_Work instructions_. Output the full listing below exactly, without the pictures.

>> begin Supplied material

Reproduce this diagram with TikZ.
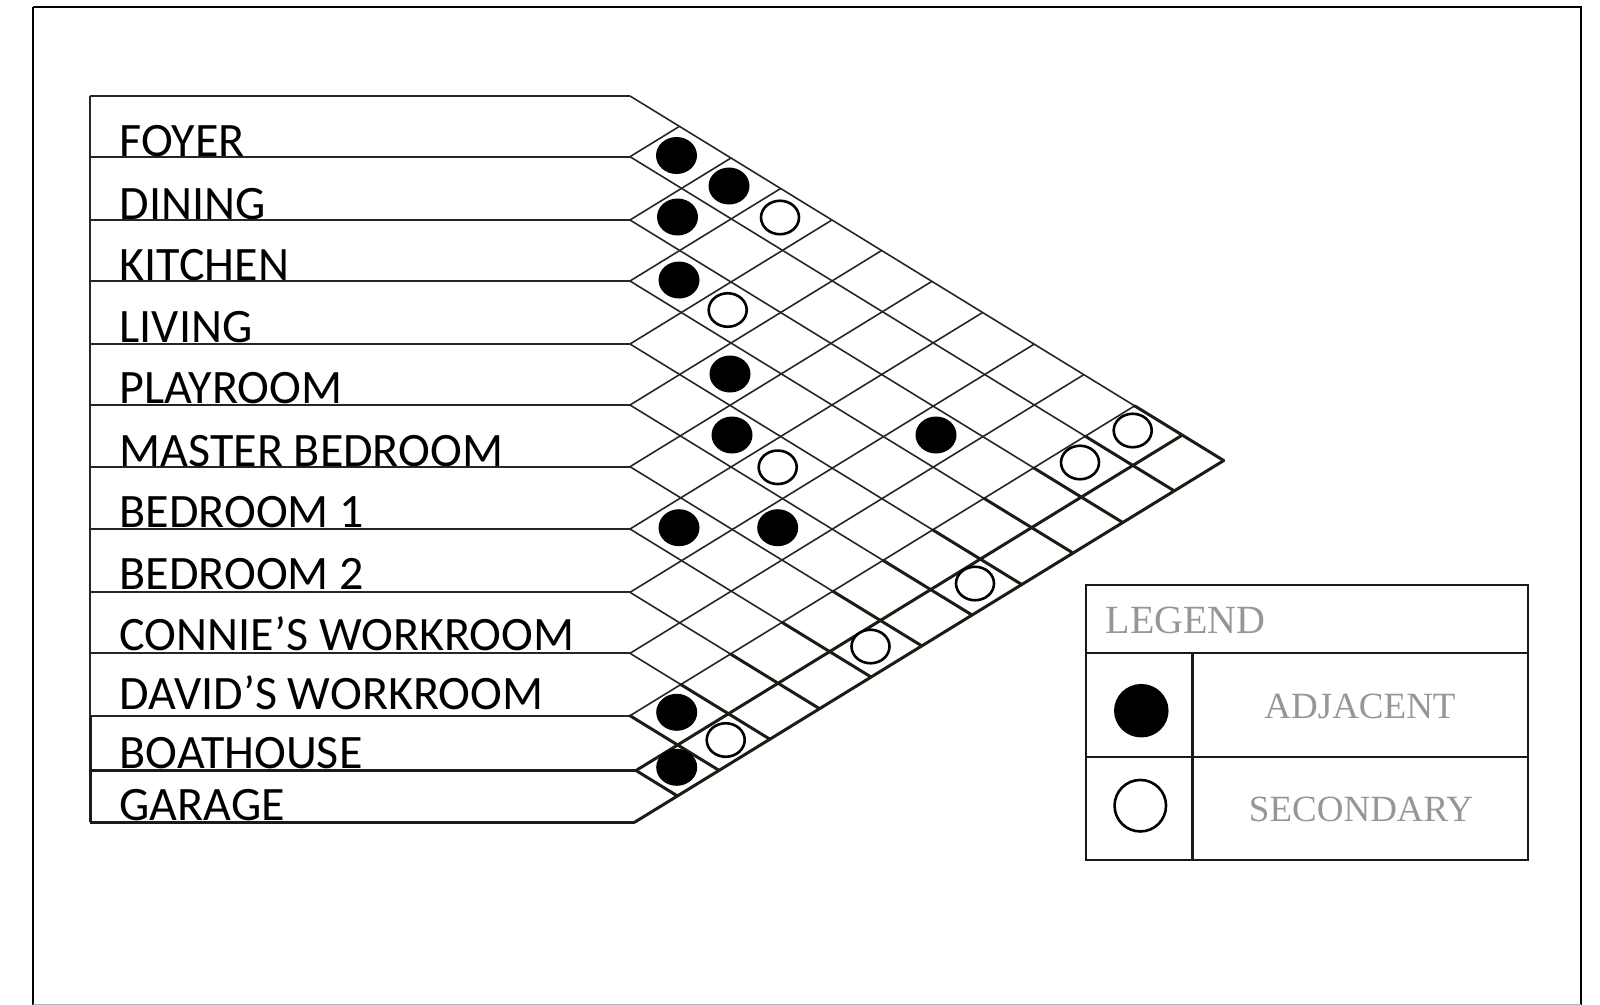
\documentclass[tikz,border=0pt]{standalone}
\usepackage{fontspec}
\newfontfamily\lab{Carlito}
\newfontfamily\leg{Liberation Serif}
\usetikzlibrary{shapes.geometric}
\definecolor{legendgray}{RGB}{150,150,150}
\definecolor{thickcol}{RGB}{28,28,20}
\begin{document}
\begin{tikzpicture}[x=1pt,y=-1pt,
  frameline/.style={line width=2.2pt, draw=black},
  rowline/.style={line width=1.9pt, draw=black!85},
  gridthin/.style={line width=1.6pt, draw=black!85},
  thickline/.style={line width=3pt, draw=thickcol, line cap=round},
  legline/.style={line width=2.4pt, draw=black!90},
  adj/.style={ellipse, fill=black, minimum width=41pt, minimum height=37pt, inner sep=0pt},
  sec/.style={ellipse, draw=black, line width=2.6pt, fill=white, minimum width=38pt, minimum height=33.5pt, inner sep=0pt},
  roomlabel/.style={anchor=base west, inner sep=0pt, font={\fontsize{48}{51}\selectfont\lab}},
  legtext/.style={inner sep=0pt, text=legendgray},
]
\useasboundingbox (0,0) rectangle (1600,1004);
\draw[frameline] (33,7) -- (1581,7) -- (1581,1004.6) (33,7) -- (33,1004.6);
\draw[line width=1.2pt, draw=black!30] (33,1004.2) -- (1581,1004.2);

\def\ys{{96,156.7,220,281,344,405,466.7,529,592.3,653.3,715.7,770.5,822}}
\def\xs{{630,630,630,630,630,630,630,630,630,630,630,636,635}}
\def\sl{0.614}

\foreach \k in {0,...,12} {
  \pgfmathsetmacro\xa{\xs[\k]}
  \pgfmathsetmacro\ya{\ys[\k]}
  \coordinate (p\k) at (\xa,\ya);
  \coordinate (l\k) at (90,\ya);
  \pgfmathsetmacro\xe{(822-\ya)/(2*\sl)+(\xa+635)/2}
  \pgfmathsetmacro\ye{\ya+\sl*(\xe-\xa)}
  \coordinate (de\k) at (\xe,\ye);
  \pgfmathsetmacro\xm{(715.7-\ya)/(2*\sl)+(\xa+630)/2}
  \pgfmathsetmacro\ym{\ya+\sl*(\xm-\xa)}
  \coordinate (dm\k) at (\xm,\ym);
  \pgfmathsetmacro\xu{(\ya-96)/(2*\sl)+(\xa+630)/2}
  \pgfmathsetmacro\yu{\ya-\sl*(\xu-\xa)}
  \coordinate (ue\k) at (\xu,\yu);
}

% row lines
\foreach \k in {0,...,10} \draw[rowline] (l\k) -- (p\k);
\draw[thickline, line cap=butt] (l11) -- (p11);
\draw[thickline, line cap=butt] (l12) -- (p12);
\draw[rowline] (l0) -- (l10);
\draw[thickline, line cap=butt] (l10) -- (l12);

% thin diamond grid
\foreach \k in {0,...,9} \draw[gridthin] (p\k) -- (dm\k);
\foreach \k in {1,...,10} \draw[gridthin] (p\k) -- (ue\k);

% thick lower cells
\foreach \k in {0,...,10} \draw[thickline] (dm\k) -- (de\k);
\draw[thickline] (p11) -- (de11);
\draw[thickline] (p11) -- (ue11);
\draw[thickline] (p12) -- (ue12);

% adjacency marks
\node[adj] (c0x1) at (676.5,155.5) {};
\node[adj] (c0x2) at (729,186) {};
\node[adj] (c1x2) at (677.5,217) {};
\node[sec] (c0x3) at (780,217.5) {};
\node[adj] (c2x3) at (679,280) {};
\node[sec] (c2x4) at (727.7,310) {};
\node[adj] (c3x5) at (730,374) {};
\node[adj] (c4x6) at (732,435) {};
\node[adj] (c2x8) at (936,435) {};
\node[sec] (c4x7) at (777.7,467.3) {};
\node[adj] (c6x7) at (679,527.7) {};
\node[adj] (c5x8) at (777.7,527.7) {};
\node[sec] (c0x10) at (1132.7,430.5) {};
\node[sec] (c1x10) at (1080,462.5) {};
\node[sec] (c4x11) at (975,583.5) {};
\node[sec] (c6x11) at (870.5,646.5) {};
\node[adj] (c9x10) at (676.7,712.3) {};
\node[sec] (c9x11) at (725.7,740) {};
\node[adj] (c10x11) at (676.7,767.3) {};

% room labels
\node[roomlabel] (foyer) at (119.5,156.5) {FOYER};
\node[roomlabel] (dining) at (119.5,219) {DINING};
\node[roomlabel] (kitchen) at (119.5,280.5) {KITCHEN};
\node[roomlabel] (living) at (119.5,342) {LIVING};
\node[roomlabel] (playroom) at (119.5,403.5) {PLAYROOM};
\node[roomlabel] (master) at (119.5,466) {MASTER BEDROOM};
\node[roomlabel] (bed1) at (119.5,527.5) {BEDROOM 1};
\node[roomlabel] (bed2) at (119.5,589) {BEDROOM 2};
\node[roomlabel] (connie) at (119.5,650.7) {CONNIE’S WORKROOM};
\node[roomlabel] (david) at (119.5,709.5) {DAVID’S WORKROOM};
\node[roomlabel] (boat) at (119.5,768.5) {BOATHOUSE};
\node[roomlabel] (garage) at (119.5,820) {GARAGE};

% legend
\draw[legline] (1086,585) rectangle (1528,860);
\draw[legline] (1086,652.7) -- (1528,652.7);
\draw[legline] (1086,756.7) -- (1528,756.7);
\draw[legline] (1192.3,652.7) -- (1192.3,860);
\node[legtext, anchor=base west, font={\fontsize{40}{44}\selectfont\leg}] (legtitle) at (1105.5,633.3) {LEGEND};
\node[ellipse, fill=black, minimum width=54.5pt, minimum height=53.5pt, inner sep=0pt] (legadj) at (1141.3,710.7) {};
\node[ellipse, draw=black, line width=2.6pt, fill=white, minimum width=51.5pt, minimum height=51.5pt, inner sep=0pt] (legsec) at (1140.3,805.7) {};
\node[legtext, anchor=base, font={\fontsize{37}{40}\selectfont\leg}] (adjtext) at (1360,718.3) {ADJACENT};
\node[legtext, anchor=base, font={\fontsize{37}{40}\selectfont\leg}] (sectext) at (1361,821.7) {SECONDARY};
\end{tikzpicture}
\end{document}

>> end Supplied material

_Result below_.
Reproduce this diagram with TikZ.
\documentclass[tikz,border=0pt]{standalone}
\usepackage{fontspec}
\newfontfamily\lab{Carlito}
\newfontfamily\leg{Liberation Serif}
\usetikzlibrary{shapes.geometric}
\definecolor{legendgray}{RGB}{150,150,150}
\definecolor{thickcol}{RGB}{28,28,20}
\begin{document}
\begin{tikzpicture}[x=1pt,y=-1pt,
  frameline/.style={line width=2.2pt, draw=black},
  rowline/.style={line width=1.9pt, draw=black!85},
  gridthin/.style={line width=1.6pt, draw=black!85},
  thickline/.style={line width=3pt, draw=thickcol, line cap=round},
  legline/.style={line width=2.4pt, draw=black!90},
  adj/.style={ellipse, fill=black, minimum width=41pt, minimum height=37pt, inner sep=0pt},
  sec/.style={ellipse, draw=black, line width=2.6pt, fill=white, minimum width=38pt, minimum height=33.5pt, inner sep=0pt},
  roomlabel/.style={anchor=base west, inner sep=0pt, font={\fontsize{48}{51}\selectfont\lab}},
  legtext/.style={inner sep=0pt, text=legendgray},
]
\useasboundingbox (0,0) rectangle (1600,1004);
\draw[frameline] (33,7) -- (1581,7) -- (1581,1004.6) (33,7) -- (33,1004.6);
\draw[line width=1.2pt, draw=black!30] (33,1004.2) -- (1581,1004.2);

\def\ys{{96,156.7,220,281,344,405,466.7,529,592.3,653.3,715.7,770.5,822}}
\def\xs{{630,630,630,630,630,630,630,630,630,630,630,636,635}}
\def\sl{0.614}

\foreach \k in {0,...,12} {
  \pgfmathsetmacro\xa{\xs[\k]}
  \pgfmathsetmacro\ya{\ys[\k]}
  \coordinate (p\k) at (\xa,\ya);
  \coordinate (l\k) at (90,\ya);
  \pgfmathsetmacro\xe{(822-\ya)/(2*\sl)+(\xa+635)/2}
  \pgfmathsetmacro\ye{\ya+\sl*(\xe-\xa)}
  \coordinate (de\k) at (\xe,\ye);
  \pgfmathsetmacro\xm{(715.7-\ya)/(2*\sl)+(\xa+630)/2}
  \pgfmathsetmacro\ym{\ya+\sl*(\xm-\xa)}
  \coordinate (dm\k) at (\xm,\ym);
  \pgfmathsetmacro\xu{(\ya-96)/(2*\sl)+(\xa+630)/2}
  \pgfmathsetmacro\yu{\ya-\sl*(\xu-\xa)}
  \coordinate (ue\k) at (\xu,\yu);
}

% row lines
\foreach \k in {0,...,10} \draw[rowline] (l\k) -- (p\k);
\draw[thickline, line cap=butt] (l11) -- (p11);
\draw[thickline, line cap=butt] (l12) -- (p12);
\draw[rowline] (l0) -- (l10);
\draw[thickline, line cap=butt] (l10) -- (l12);

% thin diamond grid
\foreach \k in {0,...,9} \draw[gridthin] (p\k) -- (dm\k);
\foreach \k in {1,...,10} \draw[gridthin] (p\k) -- (ue\k);

% thick lower cells
\foreach \k in {0,...,10} \draw[thickline] (dm\k) -- (de\k);
\draw[thickline] (p11) -- (de11);
\draw[thickline] (p11) -- (ue11);
\draw[thickline] (p12) -- (ue12);

% adjacency marks
\node[adj] (c0x1) at (676.5,155.5) {};
\node[adj] (c0x2) at (729,186) {};
\node[adj] (c1x2) at (677.5,217) {};
\node[sec] (c0x3) at (780,217.5) {};
\node[adj] (c2x3) at (679,280) {};
\node[sec] (c2x4) at (727.7,310) {};
\node[adj] (c3x5) at (730,374) {};
\node[adj] (c4x6) at (732,435) {};
\node[adj] (c2x8) at (936,435) {};
\node[sec] (c4x7) at (777.7,467.3) {};
\node[adj] (c6x7) at (679,527.7) {};
\node[adj] (c5x8) at (777.7,527.7) {};
\node[sec] (c0x10) at (1132.7,430.5) {};
\node[sec] (c1x10) at (1080,462.5) {};
\node[sec] (c4x11) at (975,583.5) {};
\node[sec] (c6x11) at (870.5,646.5) {};
\node[adj] (c9x10) at (676.7,712.3) {};
\node[sec] (c9x11) at (725.7,740) {};
\node[adj] (c10x11) at (676.7,767.3) {};

% room labels
\node[roomlabel] (foyer) at (119.5,156.5) {FOYER};
\node[roomlabel] (dining) at (119.5,219) {DINING};
\node[roomlabel] (kitchen) at (119.5,280.5) {KITCHEN};
\node[roomlabel] (living) at (119.5,342) {LIVING};
\node[roomlabel] (playroom) at (119.5,403.5) {PLAYROOM};
\node[roomlabel] (master) at (119.5,466) {MASTER BEDROOM};
\node[roomlabel] (bed1) at (119.5,527.5) {BEDROOM 1};
\node[roomlabel] (bed2) at (119.5,589) {BEDROOM 2};
\node[roomlabel] (connie) at (119.5,650.7) {CONNIE’S WORKROOM};
\node[roomlabel] (david) at (119.5,709.5) {DAVID’S WORKROOM};
\node[roomlabel] (boat) at (119.5,768.5) {BOATHOUSE};
\node[roomlabel] (garage) at (119.5,820) {GARAGE};

% legend
\draw[legline] (1086,585) rectangle (1528,860);
\draw[legline] (1086,652.7) -- (1528,652.7);
\draw[legline] (1086,756.7) -- (1528,756.7);
\draw[legline] (1192.3,652.7) -- (1192.3,860);
\node[legtext, anchor=base west, font={\fontsize{40}{44}\selectfont\leg}] (legtitle) at (1105.5,633.3) {LEGEND};
\node[ellipse, fill=black, minimum width=54.5pt, minimum height=53.5pt, inner sep=0pt] (legadj) at (1141.3,710.7) {};
\node[ellipse, draw=black, line width=2.6pt, fill=white, minimum width=51.5pt, minimum height=51.5pt, inner sep=0pt] (legsec) at (1140.3,805.7) {};
\node[legtext, anchor=base, font={\fontsize{37}{40}\selectfont\leg}] (adjtext) at (1360,718.3) {ADJACENT};
\node[legtext, anchor=base, font={\fontsize{37}{40}\selectfont\leg}] (sectext) at (1361,821.7) {SECONDARY};
\end{tikzpicture}
\end{document}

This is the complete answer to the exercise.